British author and environmentalist Olivia Laing reflected along these lines in a September 2022 column for the Sydney Morning Herald, “Enough with Dystopian Stories. We Need More Hope and Less Gloom.” In it, she reports feeling “increasingly skeptical about dystopias as a tool for political change,” and observes that “sounding a warning does not necessarily change behavior.”

Fair point. Sounding a warning does not necessarily change behavior, or else terms like Orwellian would have long ago died out from lack of use. But I would argue that Laing might be mistaking the worlds that exist in dystopian stories for the stories themselves.
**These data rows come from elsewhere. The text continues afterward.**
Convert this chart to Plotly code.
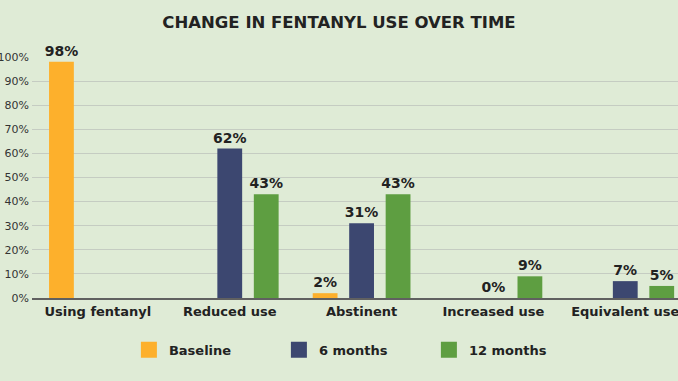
import plotly.graph_objects as go

categories = ["Using fentanyl", "Reduced use", "Abstinent", "Increased use", "Equivalent use"]
baseline = [98, None, 2, None, None]
six_months = [None, 62, 31, 0, 7]
twelve_months = [None, 43, 43, 9, 5]
series_names = ["Baseline", "6 months", "12 months"]
colors = ["#FDB02C", "#3C4770", "#5E9E41"]
tick_vals = [0, 10, 20, 30, 40, 50, 60, 70, 80, 90, 100]
tick_text = [f"{v}%" for v in tick_vals]

BG = "#DFEBD6"
fig = go.Figure()
for name, vals, col in zip(series_names, [baseline, six_months, twelve_months], colors):
    fig.add_trace(go.Bar(
        x=categories, y=vals, name=name, showlegend=False,
        marker=dict(color=col, line=dict(width=0)),
        text=[None if v is None else f"{v}%" for v in vals],
        textposition="outside", constraintext="none",
        textfont=dict(family="DejaVu Sans", size=14, color="#222222", weight="bold"),
        cliponaxis=False, hoverinfo="skip",
    ))
# legend entries (larger square keys)
for name, col in zip(series_names, colors):
    fig.add_trace(go.Scatter(
        x=[None], y=[None], mode="markers", name=name,
        marker=dict(symbol="square", size=16, color=col),
    ))

fig.update_layout(
    width=678, height=381,
    paper_bgcolor=BG, plot_bgcolor=BG,
    margin=dict(l=32, r=0, t=57, b=83),
    barmode="group", bargap=0.17, bargroupgap=0.32,
    title=dict(text="<b>CHANGE IN FENTANYL USE OVER TIME</b>", x=0.5, xref="container", xanchor="center",
               y=1 - 22 / 381, yanchor="middle",
               font=dict(family="DejaVu Sans", size=16.5, color="#222222")),
    showlegend=True,
    legend=dict(orientation="h", x=0.15, xanchor="left", y=-0.215, yanchor="middle",
                font=dict(family="DejaVu Sans", size=13, color="#222222", weight="bold"),
                itemwidth=30, entrywidth=105, entrywidthmode="pixels", bgcolor="rgba(0,0,0,0)"),
    xaxis=dict(range=[-0.5, 4.4], showgrid=False, showline=True, linecolor="#606060", linewidth=2,
               ticks="", tickfont=dict(family="DejaVu Sans", size=13, color="#222222", weight="bold"),
               zeroline=False, automargin=False),
    yaxis=dict(range=[0, 100], tickvals=tick_vals, ticktext=tick_text, showgrid=True,
               gridcolor="#C5CCC2", gridwidth=1, zeroline=False, showline=False,
               tickfont=dict(family="DejaVu Sans", size=11, color="#333333"), ticklen=0,
               ticklabelstandoff=2, automargin=False),
)

fig.write_html("out.html", config={"displayModeBar": False},
               post_script="document.body.style.margin='0';document.body.style.overflow='hidden';")
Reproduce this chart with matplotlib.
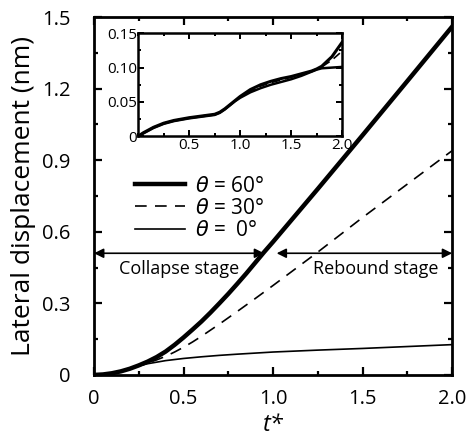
import numpy as np
import matplotlib.pyplot as plt
from matplotlib.ticker import MultipleLocator

# main panel: lateral displacement vs t*
t60 = [0, 0.05, 0.1, 0.15, 0.2, 0.25, 0.3, 0.35, 0.4, 0.45, 0.5, 0.55, 0.6, 0.65, 0.7,
       0.75, 0.8, 0.85, 0.9, 0.95, 1.0, 1.25, 1.5, 1.75, 2.0]
d60 = [0, 0.002, 0.007, 0.015, 0.026, 0.04, 0.056, 0.075, 0.098, 0.126, 0.157, 0.19, 0.224,
       0.261, 0.3, 0.34, 0.382, 0.425, 0.47, 0.515, 0.558, 0.78, 1.005, 1.232, 1.46]
t30 = [0, 0.05, 0.1, 0.15, 0.2, 0.25, 0.3, 0.35, 0.4, 0.45, 0.5, 0.55, 0.6, 0.7, 0.8, 0.9,
       1.0, 1.25, 1.5, 1.75, 2.0]
d30 = [0, 0.002, 0.007, 0.015, 0.025, 0.037, 0.05, 0.063, 0.078, 0.096, 0.116, 0.138, 0.162,
       0.213, 0.266, 0.32, 0.375, 0.515, 0.66, 0.80, 0.94]
t0 = [0, 0.05, 0.1, 0.15, 0.2, 0.25, 0.3, 0.4, 0.5, 0.6, 0.7, 0.8, 1.0, 1.25, 1.5, 1.75, 2.0]
d0 = [0, 0.003, 0.008, 0.017, 0.028, 0.038, 0.047, 0.06, 0.069, 0.076, 0.082, 0.087, 0.096,
      0.104, 0.111, 0.119, 0.127]

# inset
ti = [0, 0.05, 0.1, 0.15, 0.2, 0.25, 0.35, 0.5, 0.6, 0.7, 0.75, 0.8, 0.85, 0.9, 0.95, 1.0,
      1.05, 1.1, 1.2, 1.3, 1.4, 1.5, 1.6, 1.7, 1.75, 1.8, 1.9, 2.0]
di60 = [0, 0.005, 0.009, 0.013, 0.016, 0.019, 0.023, 0.027, 0.029, 0.031, 0.032, 0.035, 0.040,
        0.046, 0.052, 0.058, 0.063, 0.068, 0.075, 0.080, 0.084, 0.087, 0.091, 0.095, 0.098,
        0.102, 0.116, 0.137]
di30 = [0, 0.005, 0.009, 0.013, 0.016, 0.019, 0.023, 0.027, 0.029, 0.031, 0.032, 0.035, 0.040,
        0.046, 0.052, 0.057, 0.062, 0.066, 0.073, 0.078, 0.082, 0.086, 0.090, 0.095, 0.098,
        0.101, 0.111, 0.124]
di0 = [0, 0.004, 0.008, 0.012, 0.015, 0.018, 0.022, 0.026, 0.028, 0.030, 0.031, 0.034, 0.039,
       0.045, 0.051, 0.056, 0.060, 0.064, 0.070, 0.075, 0.079, 0.083, 0.088, 0.094, 0.097,
       0.099, 0.100, 0.101]

labels = [r'$\theta$ = 60°', r'$\theta$ = 30°', r'$\theta$ =  0°']
stage_y = 0.51

plt.rcParams['font.family'] = ['Open Sans', 'DejaVu Sans']


def style_axes(ax, lw, major, minor, size):
    for s in ax.spines.values():
        s.set_linewidth(lw)
    ax.tick_params(which='both', direction='in', top=True, right=True, width=lw * 0.8)
    ax.tick_params(which='major', length=major, labelsize=size)
    ax.tick_params(which='minor', length=minor)


fig = plt.figure(figsize=(4.7, 4.38), dpi=100)
ax = fig.add_axes([0.2, 0.144, 0.762, 0.817])
ax.plot(t60, d60, color='k', lw=3.2, label=labels[0])
ax.plot(t30, d30, color='k', lw=1.2, ls=(0, (7, 5)), label=labels[1])
ax.plot(t0, d0, color='k', lw=1.2, label=labels[2])

ax.set_xlim(0, 2.0)
ax.set_ylim(0, 1.5)
ax.set_xticks([0, 0.5, 1.0, 1.5, 2.0])
ax.set_xticklabels(['0', '0.5', '1.0', '1.5', '2.0'])
ax.xaxis.set_minor_locator(MultipleLocator(0.25))
ax.set_yticks([0, 0.3, 0.6, 0.9, 1.2, 1.5])
ax.set_yticklabels(['0', '0.3', '0.6', '0.9', '1.2', '1.5'])
ax.yaxis.set_minor_locator(MultipleLocator(0.15))
style_axes(ax, 2.0, 6, 3, 14.5)
ax.tick_params(axis='x', pad=10)
ax.tick_params(axis='y', pad=17)
ax.set_xlabel('t*', style='italic', fontsize=17, labelpad=3)
ax.set_ylabel('Lateral displacement (nm)', fontsize=19, labelpad=4)

arrow = dict(arrowstyle='<|-|>', color='k', lw=1.2, shrinkA=0, shrinkB=0, mutation_scale=14)
ax.annotate('', xy=(0.0, stage_y), xytext=(0.95, stage_y), arrowprops=arrow)
ax.annotate('', xy=(1.02, stage_y), xytext=(2.0, stage_y), arrowprops=arrow)
ax.text(0.475, 0.445, 'Collapse stage', ha='center', va='center', fontsize=13)
ax.text(1.575, 0.445, 'Rebound stage', ha='center', va='center', fontsize=13)

ax.legend(loc='upper left', bbox_to_anchor=(0.09, 0.58), frameon=False, fontsize=15,
          handlelength=2.4, handletextpad=0.5, labelspacing=0.05, borderaxespad=0)

ins = fig.add_axes([0.294, 0.689, 0.434, 0.235])
ins.plot(ti, di60, color='k', lw=2.2)
ins.plot(ti, di30, color='k', lw=1.2, ls=(0, (5, 3)))
ins.plot(ti, di0, color='k', lw=1.8)
ins.set_xlim(0, 2.0)
ins.set_ylim(0, 0.15)
ins.set_xticks([0.5, 1.0, 1.5, 2.0])
ins.set_xticklabels(['0.5', '1.0', '1.5', '2.0'])
ins.xaxis.set_minor_locator(MultipleLocator(0.25))
ins.set_yticks([0, 0.05, 0.10, 0.15])
ins.set_yticklabels(['0', '0.05', '0.10', '0.15'])
ins.yaxis.set_minor_locator(MultipleLocator(0.025))
style_axes(ins, 1.8, 4, 2.5, 11)
ins.tick_params(pad=1)

fig.savefig('out.png', dpi=100)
Yes, most dystopian stories take place in worlds that feel hopeless, where those wielding power have either convinced or forced the general population to turn off some key aspect of their humanity: individuality, empathy, memory, imagination. But no dystopian story gets going until someone wonders whether things could stand to be a little less savage and miserable. This wondering, better known as hope, is the catalyst for all dystopian stories. Without hope there is no consequential action, and without consequential action there is no story.

No dystopian story gets going until someone wonders whether things could stand to be a little less savage and miserable. This wondering, better known as hope, is the catalyst for all dystopian stories.

Hope can take many forms in dystopian literature. In Nineteen Eighty-Four, hope takes the form of a love note passed to Winston Smith from his colleague, Julia. In The Handmaid’s Tale, it takes the form of graffiti found carved into the baseboard of Offred’s bedroom (Nolite te bastardes carborundorum). In The Hunger Games, hope takes the form of Katniss placing wildflowers around Rue’s body in defiance of the Capitol.

Just as it does in real life, hope in the dystopian novel threatens to upset the status quo. And because the status quo in dystopian literature depends on hopelessness, the mere presence of hope sparks conflict. How that conflict plays out is the story. Sometimes hope wins out (The Hunger Games), sometimes it gets its ass kicked (Nineteen Eighty-Four).

Seen in this light, the best dystopian stories are as much about hope and the perseverance of the human spirit as they are about how horrible things might become. Whether this makes dystopian literature an effective tool for political change is subject to debate. But it certainly makes for a good story.